— Begin Data lines —

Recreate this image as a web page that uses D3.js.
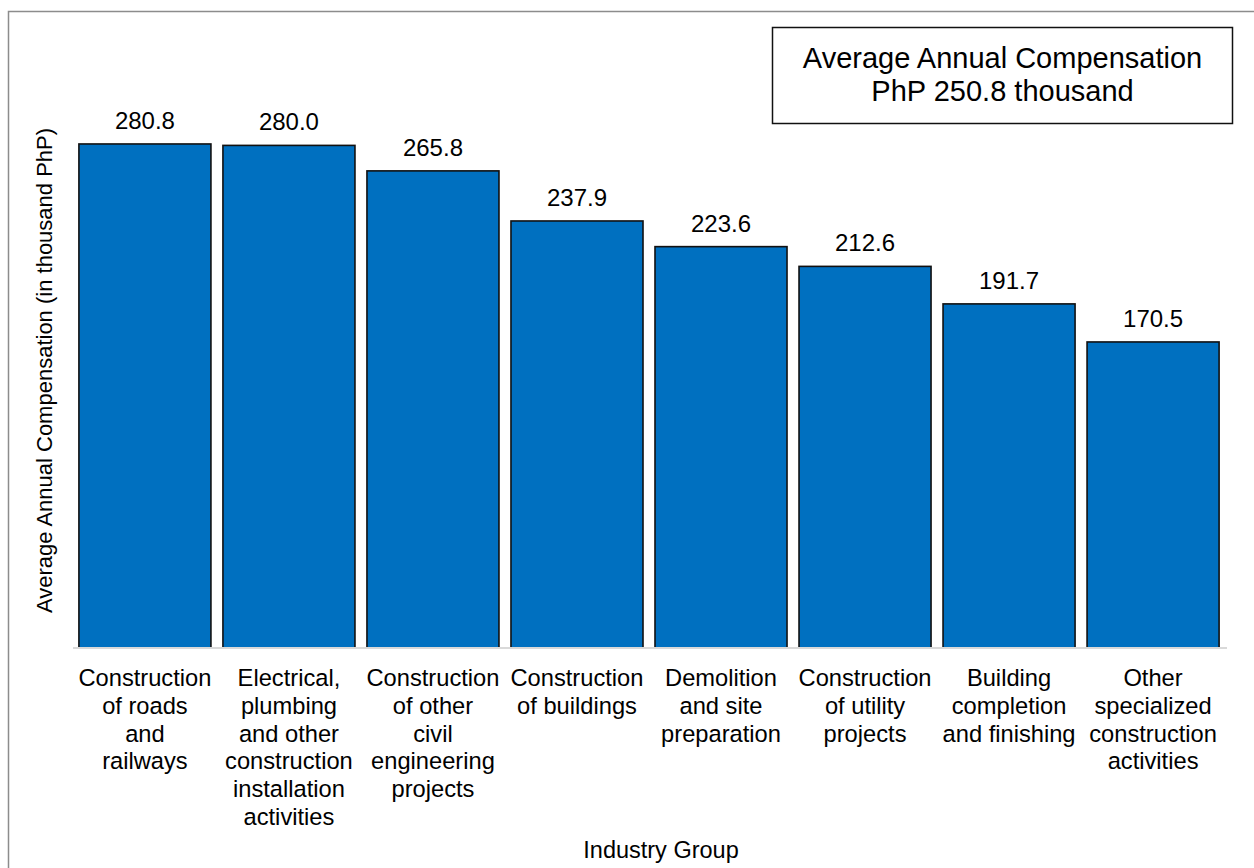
<!DOCTYPE html>
<html>
<head>
<meta charset="utf-8">
<script src="https://cdn.jsdelivr.net/npm/d3@7"></script>
<style>
  html, body { margin: 0; padding: 0; background: #fff; }
  svg { display: block; font-family: "Liberation Sans", Arial, sans-serif; }
</style>
</head>
<body>
<svg id="chart" width="1254" height="868"></svg>
<script>
// ---- data ----
const categories = [
  "Construction of roads and railways",
  "Electrical, plumbing and other construction installation activities",
  "Construction of other civil engineering projects",
  "Construction of buildings",
  "Demolition and site preparation",
  "Construction of utility projects",
  "Building completion and finishing",
  "Other specialized construction activities"
];
const categoryLines = [
  ["Construction", "of roads", "and", "railways"],
  ["Electrical,", "plumbing", "and other", "construction", "installation", "activities"],
  ["Construction", "of other", "civil", "engineering", "projects"],
  ["Construction", "of buildings"],
  ["Demolition", "and site", "preparation"],
  ["Construction", "of utility", "projects"],
  ["Building", "completion", "and finishing"],
  ["Other", "specialized", "construction", "activities"]
];
const values = [280.8, 280.0, 265.8, 237.9, 223.6, 212.6, 191.7, 170.5];
const legendLines = ["Average Annual Compensation", "PhP 250.8 thousand"];
const xTitle = "Industry Group";
const yTitle = "Average Annual Compensation (in thousand PhP)";

// ---- layout ----
const svg = d3.select("#chart");
const baseY = 648;

const x = d3.scaleBand()
  .domain(categories)
  .range([72, 1226])
  .paddingInner(0.0833)
  .paddingOuter(0.048);

const y = d3.scaleLinear()
  .domain([0, 300])
  .range([baseY, baseY - 538.5]);

// outer border
svg.append("rect")
  .attr("x", 8.5).attr("y", 11.5)
  .attr("width", 1300).attr("height", 900)
  .attr("fill", "none")
  .attr("stroke", "#8c8c8c")
  .attr("stroke-width", 1.5);

// bars
svg.append("g").selectAll("rect")
  .data(values)
  .join("rect")
  .attr("x", (d, i) => x(categories[i]))
  .attr("y", d => y(d))
  .attr("width", x.bandwidth())
  .attr("height", d => y(0) - y(d))
  .attr("fill", "#0070C0")
  .attr("stroke", "#111")
  .attr("stroke-width", 1.6);

// axis line (category axis)
const xAxis = d3.axisBottom(x).tickSize(0).tickFormat("");
const gx = svg.append("g").attr("transform", `translate(0,${baseY})`).call(xAxis);
gx.select(".domain").attr("stroke", "#d9d9d9").attr("stroke-width", 2)
  .attr("d", `M73,0H1227`);

// value labels
svg.append("g").selectAll("text")
  .data(values)
  .join("text")
  .attr("x", (d, i) => x(categories[i]) + x.bandwidth() / 2)
  .attr("y", d => y(d) - 15)
  .attr("text-anchor", "middle")
  .attr("font-size", 24)
  .attr("fill", "#000")
  .text(d => d.toFixed(1));

// category labels
const catG = svg.append("g");
categoryLines.forEach((lines, i) => {
  const t = catG.append("text")
    .attr("x", x(categories[i]) + x.bandwidth() / 2)
    .attr("y", 686)
    .attr("text-anchor", "middle")
    .attr("font-size", 23.7)
    .attr("fill", "#000");
  lines.forEach((ln, j) => {
    t.append("tspan")
      .attr("x", x(categories[i]) + x.bandwidth() / 2)
      .attr("y", 686 + j * 27.8)
      .text(ln);
  });
});

// x axis title
svg.append("text")
  .attr("x", 661).attr("y", 858)
  .attr("text-anchor", "middle")
  .attr("font-size", 23.5)
  .text(xTitle);

// y axis title
svg.append("text")
  .attr("transform", "translate(52,370.5) rotate(-90)")
  .attr("text-anchor", "middle")
  .attr("font-size", 22)
  .text(yTitle);

// legend box
svg.append("rect")
  .attr("x", 772.5).attr("y", 27.5)
  .attr("width", 460).attr("height", 96)
  .attr("fill", "#fff")
  .attr("stroke", "#111")
  .attr("stroke-width", 1.5);
svg.append("g").selectAll("text")
  .data(legendLines)
  .join("text")
  .attr("x", 1002.5)
  .attr("y", (d, i) => 68 + i * 32.5)
  .attr("text-anchor", "middle")
  .attr("font-size", 29)
  .text(d => d);
</script>
</body>
</html>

— End Data lines —

__Written instruction__. Repeat the data exactly, excluding the pictures.

__Written solution__.
Recreate this image as a web page that uses D3.js.
<!DOCTYPE html>
<html>
<head>
<meta charset="utf-8">
<script src="https://cdn.jsdelivr.net/npm/d3@7"></script>
<style>
  html, body { margin: 0; padding: 0; background: #fff; }
  svg { display: block; font-family: "Liberation Sans", Arial, sans-serif; }
</style>
</head>
<body>
<svg id="chart" width="1254" height="868"></svg>
<script>
// ---- data ----
const categories = [
  "Construction of roads and railways",
  "Electrical, plumbing and other construction installation activities",
  "Construction of other civil engineering projects",
  "Construction of buildings",
  "Demolition and site preparation",
  "Construction of utility projects",
  "Building completion and finishing",
  "Other specialized construction activities"
];
const categoryLines = [
  ["Construction", "of roads", "and", "railways"],
  ["Electrical,", "plumbing", "and other", "construction", "installation", "activities"],
  ["Construction", "of other", "civil", "engineering", "projects"],
  ["Construction", "of buildings"],
  ["Demolition", "and site", "preparation"],
  ["Construction", "of utility", "projects"],
  ["Building", "completion", "and finishing"],
  ["Other", "specialized", "construction", "activities"]
];
const values = [280.8, 280.0, 265.8, 237.9, 223.6, 212.6, 191.7, 170.5];
const legendLines = ["Average Annual Compensation", "PhP 250.8 thousand"];
const xTitle = "Industry Group";
const yTitle = "Average Annual Compensation (in thousand PhP)";

// ---- layout ----
const svg = d3.select("#chart");
const baseY = 648;

const x = d3.scaleBand()
  .domain(categories)
  .range([72, 1226])
  .paddingInner(0.0833)
  .paddingOuter(0.048);

const y = d3.scaleLinear()
  .domain([0, 300])
  .range([baseY, baseY - 538.5]);

// outer border
svg.append("rect")
  .attr("x", 8.5).attr("y", 11.5)
  .attr("width", 1300).attr("height", 900)
  .attr("fill", "none")
  .attr("stroke", "#8c8c8c")
  .attr("stroke-width", 1.5);

// bars
svg.append("g").selectAll("rect")
  .data(values)
  .join("rect")
  .attr("x", (d, i) => x(categories[i]))
  .attr("y", d => y(d))
  .attr("width", x.bandwidth())
  .attr("height", d => y(0) - y(d))
  .attr("fill", "#0070C0")
  .attr("stroke", "#111")
  .attr("stroke-width", 1.6);

// axis line (category axis)
const xAxis = d3.axisBottom(x).tickSize(0).tickFormat("");
const gx = svg.append("g").attr("transform", `translate(0,${baseY})`).call(xAxis);
gx.select(".domain").attr("stroke", "#d9d9d9").attr("stroke-width", 2)
  .attr("d", `M73,0H1227`);

// value labels
svg.append("g").selectAll("text")
  .data(values)
  .join("text")
  .attr("x", (d, i) => x(categories[i]) + x.bandwidth() / 2)
  .attr("y", d => y(d) - 15)
  .attr("text-anchor", "middle")
  .attr("font-size", 24)
  .attr("fill", "#000")
  .text(d => d.toFixed(1));

// category labels
const catG = svg.append("g");
categoryLines.forEach((lines, i) => {
  const t = catG.append("text")
    .attr("x", x(categories[i]) + x.bandwidth() / 2)
    .attr("y", 686)
    .attr("text-anchor", "middle")
    .attr("font-size", 23.7)
    .attr("fill", "#000");
  lines.forEach((ln, j) => {
    t.append("tspan")
      .attr("x", x(categories[i]) + x.bandwidth() / 2)
      .attr("y", 686 + j * 27.8)
      .text(ln);
  });
});

// x axis title
svg.append("text")
  .attr("x", 661).attr("y", 858)
  .attr("text-anchor", "middle")
  .attr("font-size", 23.5)
  .text(xTitle);

// y axis title
svg.append("text")
  .attr("transform", "translate(52,370.5) rotate(-90)")
  .attr("text-anchor", "middle")
  .attr("font-size", 22)
  .text(yTitle);

// legend box
svg.append("rect")
  .attr("x", 772.5).attr("y", 27.5)
  .attr("width", 460).attr("height", 96)
  .attr("fill", "#fff")
  .attr("stroke", "#111")
  .attr("stroke-width", 1.5);
svg.append("g").selectAll("text")
  .data(legendLines)
  .join("text")
  .attr("x", 1002.5)
  .attr("y", (d, i) => 68 + i * 32.5)
  .attr("text-anchor", "middle")
  .attr("font-size", 29)
  .text(d => d);
</script>
</body>
</html>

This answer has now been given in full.